Indexes
Indexes are the vector stores where your data lives. Every vector you upsert belongs to an index.
Index Types
Endee supports two types of indexes:
Dense Indexes
Dense indexes enable semantic search — finding items based on meaning rather than exact keyword matches. Each vector is a list of numbers — one number per dimension — representing the meaning of your content.

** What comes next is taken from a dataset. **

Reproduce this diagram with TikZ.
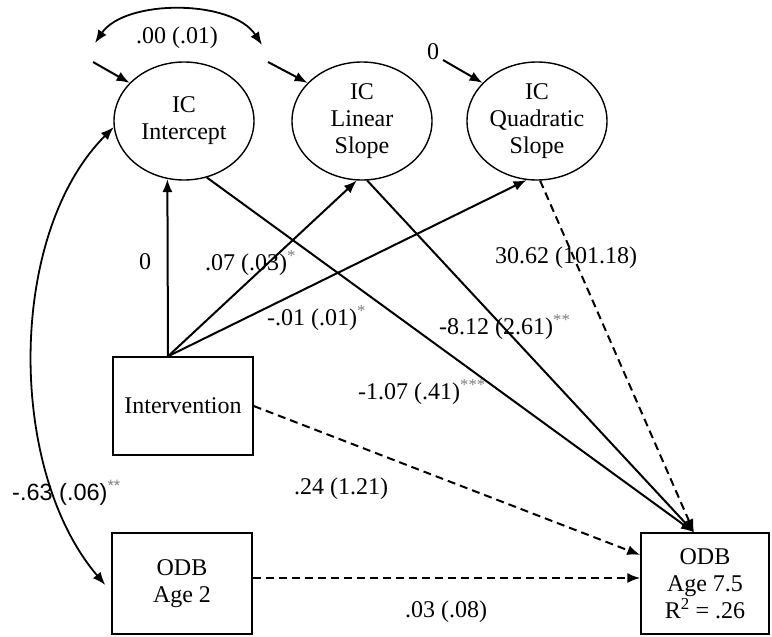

Use dense indexes when you want to:
- Find semantically similar documents
- Power recommendation systems
- Enable image/video similarity search
Python
from endee import Endee, Precision
client = Endee()
client.create_index(
name="my_index",
dimension=384, # must match your embedding model's output size
space_type="cosine",
precision=Precision.INT8
)Hybrid Indexes
Hybrid indexes combine dense vector search with sparse vector search (e.g keyword matching). This gives you the best of both worlds: semantic similarity and exact term matching in a single query.
Use hybrid indexes for:
- Document retrieval in RAG pipelines
- Search where both meaning and keywords matter
- Any use case where dense-only search misses exact terminology
Python
client.create_index(
name="hybrid_index",
dimension=384,
sparse_model="endee_bm25", # enables hybrid search with BM25
space_type="cosine",
precision=Precision.INT8
)Sparse Model Options:
| Model | Description |
|---|---|
| default | Bring your own sparse vectors — you provide custom indices and values |
| endee_bm25 | Use Endee’s BM25 model via the endee-model package to generate sparse vectors — see Sparse Vectors (BM25) |
See the Sparse Vectors (BM25) guide for installing endee-model and generating BM25 embeddings.
Index Parameters
When creating an index, configure the following parameters:
| Parameter | Description | Default |
|---|---|---|
| Name | Unique name for your index | Required |
| Dimension | Dense vector dimensionality (max 10,000) | Required |
| Space Type | Distance metric: cosine, l2, or ip (inner product) | Required |
| Sparse Model | Enables hybrid search: default or endee_bm25 | None |
| M | HNSW graph connectivity — higher values improve recall but use more memory | 16 |
| EF Construction | HNSW build-time parameter — higher values improve index quality | 128 |
| Precision | Vector quantization level (see Precision) | INT8 |
Python
# All parameters explicitly set
client.create_index(
name="my_index",
dimension=768,
space_type="cosine",
M=32, # higher connectivity = better recall, more memory
ef_con=200, # higher = better index quality, slower build
precision=Precision.FLOAT32
)Distance Metrics
Choose the appropriate distance metric based on your embedding model and use case:
| Metric | Value | Description | Best For |
|---|---|---|---|
| Cosine | cosine | Measures the angle between vectors (direction only) | Text embeddings, normalized vectors |
| L2 | l2 | Euclidean distance (magnitude and direction) | Image embeddings, spatial data |
| Inner Product | ip | Dot product similarity | Maximum inner product search (e.g., recommendation) |
Most embedding models (e.g., Sentence Transformers, OpenAI) produce normalized vectors — use cosine by default.
HNSW Algorithm
Both index types use the HNSW (Hierarchical Navigable Small World) algorithm for Approximate Nearest Neighbor (ANN) searches. The two build-time parameters (M and EF Construction) control the quality vs. memory/build-time trade-off.
| Parameter | Effect of Increasing |
|---|---|
| M | Higher recall, more memory usage |
| EF Construction | Better index quality, slower build time |
The defaults (M=16, EF Construction=128) are good starting points for most workloads.